Lucretia Free is Supervisor Christy’s staff representative in Vail, where she also publishes a monthly newspaper called The Vail Voice. She’s been working with Dailey and Lamb in search of a solution.

Free said road conflicts like this one crop up more than you might think.

β€œAnytime you’re driving around unincorporated Pima County and you see a sign that says, β€˜Not a county maintained road,’ that’s where it potentially comes up,” she said.

In this case, Free suggested it’s up to the builders to figure out a way to accommodate the people living around them.

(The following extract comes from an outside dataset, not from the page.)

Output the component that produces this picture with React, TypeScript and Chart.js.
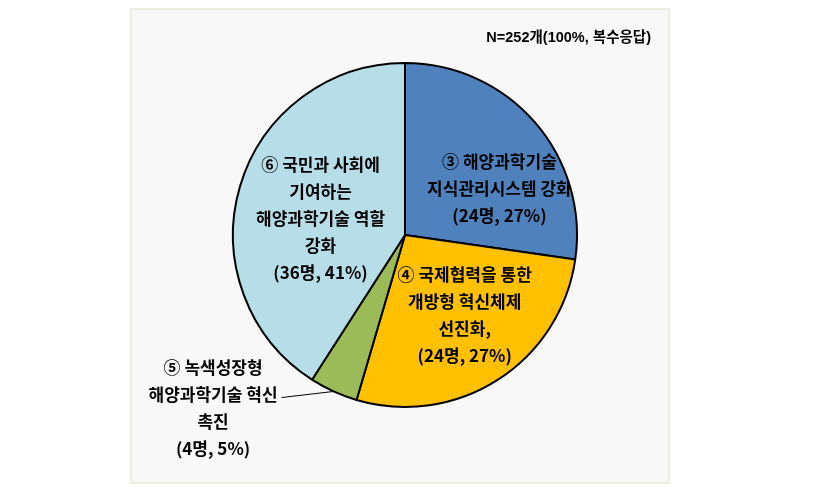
import React, { useEffect, useRef } from "react";
import { Chart, registerables } from "chart.js";

Chart.register(...registerables);

const categories = [
  "③ 해양과학기술 지식관리시스템 강화",
  "④ 국제협력을 통한 개방형 혁신체제 선진화",
  "⑤ 녹색성장형 해양과학기술 혁신 촉진",
  "⑥ 국민과 사회에 기여하는 해양과학기술 역할 강화",
];
const counts = [24, 24, 4, 36];
const percents = ["27%", "27%", "5%", "41%"];
const labelLines = [
  ["③ 해양과학기술", "지식관리시스템 강화"],
  ["④ 국제협력을 통한", "개방형 혁신체제", "선진화,"],
  ["⑤ 녹색성장형", "해양과학기술 혁신", "촉진"],
  ["⑥ 국민과 사회에", "기여하는", "해양과학기술 역할", "강화"],
];
const noteText = "N=252개(100%, 복수응답)";

const colors = ["#4F81BD", "#FFC000", "#9BBB59", "#B7DEE8"];
// label block centre relative to pie centre, in units of radius
const labelPlace = [
  [0.549, -0.269],
  [0.347, 0.468],
  [-1.116, 1.006],
  [-0.491, -0.098],
];
const outsideLabel = [false, false, true, false];

const LABEL_FONT = "bold 17px 'Noto Sans CJK KR', sans-serif";

const labelPlugin = {
  id: "pieLabels",
  afterDraw(chart: any) {
    const ctx = chart.ctx;
    const meta = chart.getDatasetMeta(0);
    const lineH = 27;
    ctx.save();
    ctx.textAlign = "center";
    ctx.textBaseline = "middle";
    ctx.fillStyle = "#000";
    meta.data.forEach((arc: any, i: number) => {
      const cx = arc.x;
      const cy = arc.y;
      const r = arc.outerRadius;
      const lines = [...labelLines[i], `(${counts[i]}명, ${percents[i]})`];
      const bx = cx + labelPlace[i][0] * r;
      const by = cy + labelPlace[i][1] * r;
      const top = by - ((lines.length - 1) * lineH) / 2;
      ctx.font = LABEL_FONT;
      lines.forEach((t, k) => {
        ctx.fillText(t, bx, top + k * lineH);
      });
      if (outsideLabel[i]) {
        const mid = (arc.startAngle + arc.endAngle) / 2;
        const ex = cx + Math.cos(mid) * r;
        const ey = cy + Math.sin(mid) * r;
        const w = ctx.measureText(lines[1]).width;
        const sx = bx + w / 2 + 4;
        const sy = top + lineH + 3;
        ctx.beginPath();
        ctx.strokeStyle = "#000";
        ctx.lineWidth = 1;
        ctx.moveTo(sx, sy);
        ctx.lineTo(ex, ey);
        ctx.stroke();
      }
    });
    ctx.font = "bold 14.5px 'Liberation Sans', 'Noto Sans CJK KR', sans-serif";
    ctx.textAlign = "right";
    ctx.fillText(noteText, 651, 38);
    ctx.restore();
  },
};

export default function App() {
  const ref = useRef<HTMLCanvasElement>(null);
  useEffect(() => {
    document.body.style.margin = "0";
    const chart = new Chart(ref.current as HTMLCanvasElement, {
      type: "pie",
      data: {
        labels: categories,
        datasets: [
          {
            data: counts,
            backgroundColor: colors,
            borderColor: "#000",
            borderWidth: 2,
          },
        ],
      },
      options: {
        responsive: false,
        animation: false,
        layout: { padding: { left: 232, right: 240, top: 62, bottom: 79 } },
        plugins: {
          legend: { display: false },
          tooltip: { enabled: false },
        },
      },
      plugins: [labelPlugin],
    });
    return () => chart.destroy();
  }, []);
  return (
    <div style={{ position: "relative", width: 818, height: 487 }}>
      <div
        style={{
          position: "absolute",
          left: 130,
          top: 8,
          width: 536,
          height: 472,
          background: "#F8F8F8",
          border: "2px solid #EEEEE2",
        }}
      />
      <canvas
        ref={ref}
        width={818}
        height={487}
        style={{ position: "absolute", left: 0, top: 0 }}
      />
    </div>
  );
}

β€œThere’s really no value in cutting off 30 residents from access,” she said. β€œI would think the developers would want to be good corporate citizens.”

The dispute is probably headed to court.

Dailey said she and her neighbors have a legal claim to the road along Pantano Wash, even though they don’t own the land under it. They’ve earned what she called β€œprescriptive rights,” because they’ve been using it for so long without anyone telling them not to β€” a legal concept also known as β€œadverse possession.”

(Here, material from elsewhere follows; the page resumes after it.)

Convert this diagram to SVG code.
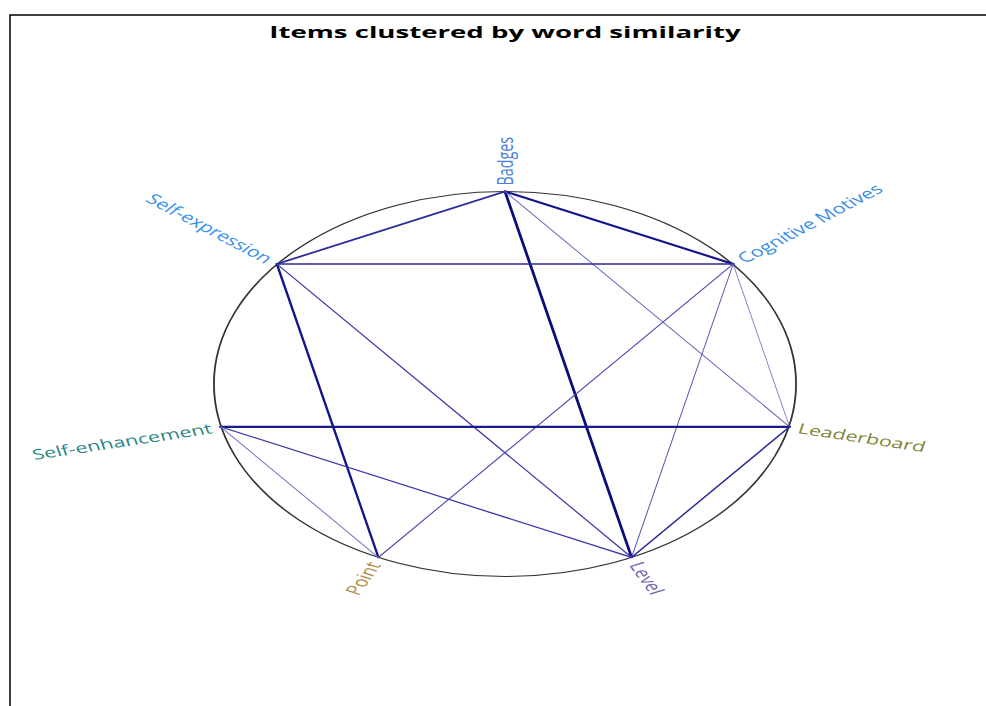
<svg xmlns="http://www.w3.org/2000/svg" width="986" height="706" viewBox="0 0 986 706">
<style>
.lbl{font-family:"Open Sans","Noto Sans","DejaVu Sans",sans-serif;font-size:14.3px}
.title{font-family:"Open Sans","Noto Sans","DejaVu Sans",sans-serif;font-size:16px;font-weight:bold;fill:#000}
.e{fill:none;stroke:#1a1a8c;stroke-linecap:round}
</style>
<rect width="986" height="706" fill="#fff"/>
<path d="M10 706 V15 H986" fill="none" stroke="#000" stroke-width="1.5"/>
<g transform="translate(505 0) scale(1.516 1)">
  <text class="title" x="0" y="38" text-anchor="middle" textLength="311" lengthAdjust="spacingAndGlyphs">Items clustered by word similarity</text>
  <ellipse cx="0" cy="384" rx="192" ry="192.5" fill="none" stroke="#333" stroke-width="1.2"/>
  <g id="connectors">
    <line class="e" x1="0" y1="191.5" x2="83.5" y2="557.4" stroke-width="1.9" style="stroke:#0d0d7a"/>
    <line class="e" x1="0" y1="191.5" x2="150.5" y2="264" stroke-width="2" style="stroke:#14148a"/>
    <line class="e" x1="0" y1="191.5" x2="-150.5" y2="264" stroke-width="1.7" style="stroke:#2a2a9a"/>
    <line class="e" x1="0" y1="191.5" x2="187.7" y2="426.8" stroke-width="0.8" style="stroke:#6666b8"/>
    <line class="e" x1="-150.5" y1="264" x2="150.5" y2="264" stroke-width="1.6" style="stroke:#2a2a9a"/>
    <line class="e" x1="-150.5" y1="264" x2="-83.5" y2="557.4" stroke-width="1.6" style="stroke:#14148a"/>
    <line class="e" x1="-150.5" y1="264" x2="83.5" y2="557.4" stroke-width="1" style="stroke:#3a3aa6"/>
    <line class="e" x1="150.5" y1="264" x2="-83.5" y2="557.4" stroke-width="0.9" style="stroke:#4a4ab0"/>
    <line class="e" x1="150.5" y1="264" x2="83.5" y2="557.4" stroke-width="0.7" style="stroke:#5a5ab6"/>
    <line class="e" x1="150.5" y1="264" x2="187.7" y2="426.8" stroke-width="0.6" style="stroke:#5a5ab6"/>
    <line class="e" x1="-187.7" y1="426.8" x2="187.7" y2="426.8" stroke-width="2.2" style="stroke:#1a1a8c"/>
    <line class="e" x1="-187.7" y1="426.8" x2="83.5" y2="557.4" stroke-width="1.2" style="stroke:#3a3aa6"/>
    <line class="e" x1="-187.7" y1="426.8" x2="-83.5" y2="557.4" stroke-width="0.8" style="stroke:#7070c0"/>
    <line class="e" x1="187.7" y1="426.8" x2="83.5" y2="557.4" stroke-width="1.2" style="stroke:#2a2a9a"/>
  </g>
  <g id="n-badges"><text class="lbl" fill="#4d82d6" transform="translate(0 185.5) rotate(-90)" dy=".35em" text-anchor="start">Badges</text></g>
  <g id="n-cognitive"><text class="lbl" fill="#3a8de2" transform="translate(155.2 260.2) rotate(-38.57)" dy=".35em" text-anchor="start">Cognitive Motives</text></g>
  <g id="n-leaderboard"><text class="lbl" fill="#85853a" transform="translate(193.5 428.2) rotate(12.86)" dy=".35em" text-anchor="start">Leaderboard</text></g>
  <g id="n-level"><text class="lbl" fill="#6c6cac" transform="translate(86.1 562.8) rotate(64.29)" dy=".35em" text-anchor="start">Level</text></g>
  <g id="n-point"><text class="lbl" fill="#b38d48" transform="translate(-86.1 562.8) rotate(-64.29)" dy=".35em" text-anchor="end">Point</text></g>
  <g id="n-selfenh"><text class="lbl" fill="#2b8883" transform="translate(-193.5 428.2) rotate(-12.86)" dy=".35em" text-anchor="end">Self-enhancement</text></g>
  <g id="n-selfexp"><text class="lbl" fill="#3490ec" transform="translate(-155.2 260.2) rotate(38.57)" dy=".35em" text-anchor="end">Self-expression</text></g>
</g>
</svg>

Maybe to highlight that point, someone in the neighborhood keeps reopening the road whenever construction crews try to close it. Leon said the barriers and no-trespassing signs go up, and a few hours later they get pushed out of the way or tossed into some nearby bushes. It’s happened β€œa whole bunch of times,” he said, but so far he hasn’t been able to catch who is doing it.

Dailey insists the residents of Leon Ranch Road are not asking for anything unreasonable. It’s not the dirt that bothers them; they just don’t want to be closed off.

β€œOur hopes are that these builders, along with Pima County, will reach an understanding on how important this road is to its longtime residents here,” she said. β€œIf you don’t want us driving through your gated community, give us a safe way around it.”